Only the lines from the start of the data through the line with "tick_years = [1900, 1920, 1940, 1960, 1980, 2000]" belong in the copy. Restate them word for word, minus the pictures.
====
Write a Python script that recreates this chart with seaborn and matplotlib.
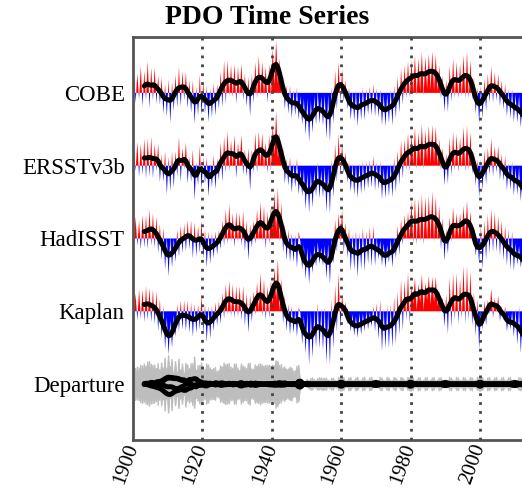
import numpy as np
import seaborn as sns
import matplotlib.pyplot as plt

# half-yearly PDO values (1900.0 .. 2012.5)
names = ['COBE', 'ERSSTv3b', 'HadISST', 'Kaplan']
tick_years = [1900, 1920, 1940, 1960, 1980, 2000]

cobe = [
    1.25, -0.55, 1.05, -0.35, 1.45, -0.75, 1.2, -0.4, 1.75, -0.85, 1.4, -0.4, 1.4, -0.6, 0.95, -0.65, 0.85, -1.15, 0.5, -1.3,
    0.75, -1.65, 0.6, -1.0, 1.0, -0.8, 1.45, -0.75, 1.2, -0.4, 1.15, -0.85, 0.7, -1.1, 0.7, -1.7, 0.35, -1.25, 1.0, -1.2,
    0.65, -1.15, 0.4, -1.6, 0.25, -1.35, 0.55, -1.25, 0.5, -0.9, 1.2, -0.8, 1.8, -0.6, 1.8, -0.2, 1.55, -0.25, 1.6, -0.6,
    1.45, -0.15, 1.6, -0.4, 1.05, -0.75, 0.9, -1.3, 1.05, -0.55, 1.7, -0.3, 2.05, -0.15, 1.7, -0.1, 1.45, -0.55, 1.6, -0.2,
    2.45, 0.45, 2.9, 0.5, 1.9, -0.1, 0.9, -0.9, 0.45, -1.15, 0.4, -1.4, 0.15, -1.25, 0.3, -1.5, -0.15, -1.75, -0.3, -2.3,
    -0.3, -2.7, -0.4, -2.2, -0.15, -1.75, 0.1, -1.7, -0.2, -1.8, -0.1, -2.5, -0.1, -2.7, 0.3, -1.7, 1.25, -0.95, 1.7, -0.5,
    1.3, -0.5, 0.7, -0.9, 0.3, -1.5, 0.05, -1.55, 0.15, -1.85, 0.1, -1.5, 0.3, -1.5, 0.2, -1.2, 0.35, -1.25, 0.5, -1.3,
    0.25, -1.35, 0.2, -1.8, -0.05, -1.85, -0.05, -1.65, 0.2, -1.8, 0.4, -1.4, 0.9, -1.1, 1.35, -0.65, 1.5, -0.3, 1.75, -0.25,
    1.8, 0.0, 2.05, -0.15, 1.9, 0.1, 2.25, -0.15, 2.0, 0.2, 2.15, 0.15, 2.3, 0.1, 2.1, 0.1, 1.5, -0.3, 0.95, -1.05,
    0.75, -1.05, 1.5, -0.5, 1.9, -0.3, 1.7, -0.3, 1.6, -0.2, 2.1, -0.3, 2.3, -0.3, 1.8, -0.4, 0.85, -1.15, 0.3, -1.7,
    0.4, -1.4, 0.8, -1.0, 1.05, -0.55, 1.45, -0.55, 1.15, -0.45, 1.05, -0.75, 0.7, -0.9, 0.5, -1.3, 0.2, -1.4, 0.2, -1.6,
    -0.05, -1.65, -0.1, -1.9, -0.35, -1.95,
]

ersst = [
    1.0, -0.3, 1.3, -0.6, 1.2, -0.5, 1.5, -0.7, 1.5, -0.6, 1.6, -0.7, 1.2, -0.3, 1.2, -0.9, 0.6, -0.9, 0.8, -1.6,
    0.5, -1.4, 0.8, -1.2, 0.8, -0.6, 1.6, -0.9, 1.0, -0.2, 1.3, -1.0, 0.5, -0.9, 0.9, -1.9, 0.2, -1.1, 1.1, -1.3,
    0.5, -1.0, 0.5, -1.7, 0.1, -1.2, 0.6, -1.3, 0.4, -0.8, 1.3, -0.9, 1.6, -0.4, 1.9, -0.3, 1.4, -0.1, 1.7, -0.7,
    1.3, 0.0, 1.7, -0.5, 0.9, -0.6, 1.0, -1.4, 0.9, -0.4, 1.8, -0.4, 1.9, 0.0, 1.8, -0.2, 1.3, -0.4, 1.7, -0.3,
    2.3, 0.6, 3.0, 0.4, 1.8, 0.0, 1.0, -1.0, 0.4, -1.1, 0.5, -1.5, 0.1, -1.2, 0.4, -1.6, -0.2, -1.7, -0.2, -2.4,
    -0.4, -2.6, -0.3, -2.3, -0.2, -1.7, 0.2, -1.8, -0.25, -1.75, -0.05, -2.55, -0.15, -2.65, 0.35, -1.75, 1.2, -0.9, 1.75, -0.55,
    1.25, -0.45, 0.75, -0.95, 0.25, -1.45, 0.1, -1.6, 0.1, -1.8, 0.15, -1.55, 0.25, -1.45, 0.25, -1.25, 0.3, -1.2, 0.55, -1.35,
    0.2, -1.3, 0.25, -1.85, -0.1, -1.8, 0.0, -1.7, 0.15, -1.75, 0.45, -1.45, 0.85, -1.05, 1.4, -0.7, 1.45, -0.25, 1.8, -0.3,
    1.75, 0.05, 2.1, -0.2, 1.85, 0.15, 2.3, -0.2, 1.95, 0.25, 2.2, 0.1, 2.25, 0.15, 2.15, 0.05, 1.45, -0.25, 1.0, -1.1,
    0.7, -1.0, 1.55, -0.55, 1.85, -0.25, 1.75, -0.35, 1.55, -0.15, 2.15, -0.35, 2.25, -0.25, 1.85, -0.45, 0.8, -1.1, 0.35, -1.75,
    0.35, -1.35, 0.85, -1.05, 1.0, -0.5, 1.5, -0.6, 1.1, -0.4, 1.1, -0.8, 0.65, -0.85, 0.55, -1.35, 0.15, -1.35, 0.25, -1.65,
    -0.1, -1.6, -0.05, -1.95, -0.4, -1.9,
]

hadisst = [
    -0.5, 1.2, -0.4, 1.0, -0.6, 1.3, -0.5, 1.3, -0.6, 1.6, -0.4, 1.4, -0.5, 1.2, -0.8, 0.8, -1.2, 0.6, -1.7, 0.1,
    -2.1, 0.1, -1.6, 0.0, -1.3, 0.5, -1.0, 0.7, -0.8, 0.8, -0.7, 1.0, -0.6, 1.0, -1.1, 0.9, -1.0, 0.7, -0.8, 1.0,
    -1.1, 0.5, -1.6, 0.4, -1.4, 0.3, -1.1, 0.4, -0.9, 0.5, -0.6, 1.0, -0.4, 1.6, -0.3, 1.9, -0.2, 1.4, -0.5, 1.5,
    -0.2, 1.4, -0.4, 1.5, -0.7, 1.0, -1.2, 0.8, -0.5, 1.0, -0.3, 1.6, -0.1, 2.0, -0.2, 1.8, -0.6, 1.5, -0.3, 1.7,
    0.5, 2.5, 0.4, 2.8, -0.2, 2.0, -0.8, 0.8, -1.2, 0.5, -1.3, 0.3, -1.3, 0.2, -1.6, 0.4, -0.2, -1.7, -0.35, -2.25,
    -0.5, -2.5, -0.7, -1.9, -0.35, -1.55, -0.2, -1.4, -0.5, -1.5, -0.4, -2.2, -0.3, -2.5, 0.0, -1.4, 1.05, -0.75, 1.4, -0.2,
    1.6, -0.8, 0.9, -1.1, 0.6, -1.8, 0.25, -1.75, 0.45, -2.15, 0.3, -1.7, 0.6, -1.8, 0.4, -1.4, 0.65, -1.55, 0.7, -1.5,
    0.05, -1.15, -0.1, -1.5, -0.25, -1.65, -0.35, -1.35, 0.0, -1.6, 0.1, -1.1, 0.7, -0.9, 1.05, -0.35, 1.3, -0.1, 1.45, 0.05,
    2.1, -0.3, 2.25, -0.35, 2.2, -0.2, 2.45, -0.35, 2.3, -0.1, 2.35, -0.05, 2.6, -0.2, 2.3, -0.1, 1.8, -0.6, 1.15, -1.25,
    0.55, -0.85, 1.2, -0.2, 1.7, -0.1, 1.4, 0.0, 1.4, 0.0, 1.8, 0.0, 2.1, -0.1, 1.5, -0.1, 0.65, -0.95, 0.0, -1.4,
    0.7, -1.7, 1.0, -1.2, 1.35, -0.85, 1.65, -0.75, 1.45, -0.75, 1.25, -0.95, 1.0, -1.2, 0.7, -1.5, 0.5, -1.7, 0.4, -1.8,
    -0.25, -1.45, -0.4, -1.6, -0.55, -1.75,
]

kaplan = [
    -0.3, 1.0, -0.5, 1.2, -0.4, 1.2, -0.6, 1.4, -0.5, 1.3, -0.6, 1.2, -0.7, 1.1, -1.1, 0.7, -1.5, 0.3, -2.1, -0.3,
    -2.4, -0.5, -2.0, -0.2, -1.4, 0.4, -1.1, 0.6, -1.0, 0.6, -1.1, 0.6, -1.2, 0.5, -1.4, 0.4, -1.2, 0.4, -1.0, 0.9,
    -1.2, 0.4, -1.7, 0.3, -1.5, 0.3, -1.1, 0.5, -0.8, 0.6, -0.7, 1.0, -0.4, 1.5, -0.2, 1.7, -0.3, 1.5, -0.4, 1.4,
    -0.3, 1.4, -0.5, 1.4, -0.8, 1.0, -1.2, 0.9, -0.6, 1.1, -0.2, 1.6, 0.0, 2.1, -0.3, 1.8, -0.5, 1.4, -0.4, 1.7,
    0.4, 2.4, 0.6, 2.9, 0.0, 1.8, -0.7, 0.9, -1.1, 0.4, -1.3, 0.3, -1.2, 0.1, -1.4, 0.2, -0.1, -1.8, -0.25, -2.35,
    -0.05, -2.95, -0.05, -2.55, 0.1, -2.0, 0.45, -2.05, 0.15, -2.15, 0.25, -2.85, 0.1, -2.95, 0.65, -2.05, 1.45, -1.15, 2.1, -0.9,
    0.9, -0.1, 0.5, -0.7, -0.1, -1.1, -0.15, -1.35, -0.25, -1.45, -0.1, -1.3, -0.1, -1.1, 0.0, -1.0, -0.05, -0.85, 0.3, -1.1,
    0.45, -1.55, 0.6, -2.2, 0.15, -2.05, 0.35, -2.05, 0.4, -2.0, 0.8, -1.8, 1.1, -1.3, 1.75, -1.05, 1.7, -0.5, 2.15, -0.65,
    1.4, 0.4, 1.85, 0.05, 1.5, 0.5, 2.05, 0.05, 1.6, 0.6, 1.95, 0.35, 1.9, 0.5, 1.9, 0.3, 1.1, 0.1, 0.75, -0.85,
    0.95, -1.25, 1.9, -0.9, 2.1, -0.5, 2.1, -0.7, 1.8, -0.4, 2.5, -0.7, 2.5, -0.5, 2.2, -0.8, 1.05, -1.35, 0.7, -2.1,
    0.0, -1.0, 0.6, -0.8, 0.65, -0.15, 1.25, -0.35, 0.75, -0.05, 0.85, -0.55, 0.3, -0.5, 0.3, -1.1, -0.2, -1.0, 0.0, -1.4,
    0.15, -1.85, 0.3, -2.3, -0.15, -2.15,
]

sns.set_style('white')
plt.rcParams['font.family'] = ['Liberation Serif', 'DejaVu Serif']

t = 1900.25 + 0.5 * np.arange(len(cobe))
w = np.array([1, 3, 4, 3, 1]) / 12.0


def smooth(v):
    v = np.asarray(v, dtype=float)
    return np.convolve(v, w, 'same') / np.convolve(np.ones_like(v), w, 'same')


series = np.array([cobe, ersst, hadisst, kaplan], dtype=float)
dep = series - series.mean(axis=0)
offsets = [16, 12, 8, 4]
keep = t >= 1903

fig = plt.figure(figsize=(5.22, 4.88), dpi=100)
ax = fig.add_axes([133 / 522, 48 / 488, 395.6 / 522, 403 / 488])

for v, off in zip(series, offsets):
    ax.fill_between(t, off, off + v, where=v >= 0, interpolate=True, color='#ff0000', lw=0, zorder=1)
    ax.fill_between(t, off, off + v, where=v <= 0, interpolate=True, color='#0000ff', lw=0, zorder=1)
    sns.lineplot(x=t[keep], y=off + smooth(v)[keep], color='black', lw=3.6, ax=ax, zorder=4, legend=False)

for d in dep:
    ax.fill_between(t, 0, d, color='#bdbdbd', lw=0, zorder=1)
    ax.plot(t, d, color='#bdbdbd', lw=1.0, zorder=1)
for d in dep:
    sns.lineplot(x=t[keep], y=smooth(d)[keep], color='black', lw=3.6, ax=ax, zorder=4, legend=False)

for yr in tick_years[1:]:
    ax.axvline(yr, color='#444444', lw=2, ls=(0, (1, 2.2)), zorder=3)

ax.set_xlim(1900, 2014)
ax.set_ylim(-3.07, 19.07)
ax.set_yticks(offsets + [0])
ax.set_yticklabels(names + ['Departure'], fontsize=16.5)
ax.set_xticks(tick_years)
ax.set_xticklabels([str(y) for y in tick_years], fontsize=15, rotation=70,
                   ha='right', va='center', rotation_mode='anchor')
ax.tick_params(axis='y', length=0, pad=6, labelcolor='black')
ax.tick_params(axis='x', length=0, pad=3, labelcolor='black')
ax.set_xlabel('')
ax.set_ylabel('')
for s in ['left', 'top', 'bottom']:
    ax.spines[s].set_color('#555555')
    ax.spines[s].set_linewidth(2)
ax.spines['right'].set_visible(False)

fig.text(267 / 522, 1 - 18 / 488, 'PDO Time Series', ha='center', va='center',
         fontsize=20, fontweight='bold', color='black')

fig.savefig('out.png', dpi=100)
====
## Solution to this problem
Write a Python script that recreates this chart with seaborn and matplotlib.
import numpy as np
import seaborn as sns
import matplotlib.pyplot as plt

# half-yearly PDO values (1900.0 .. 2012.5)
names = ['COBE', 'ERSSTv3b', 'HadISST', 'Kaplan']
tick_years = [1900, 1920, 1940, 1960, 1980, 2000]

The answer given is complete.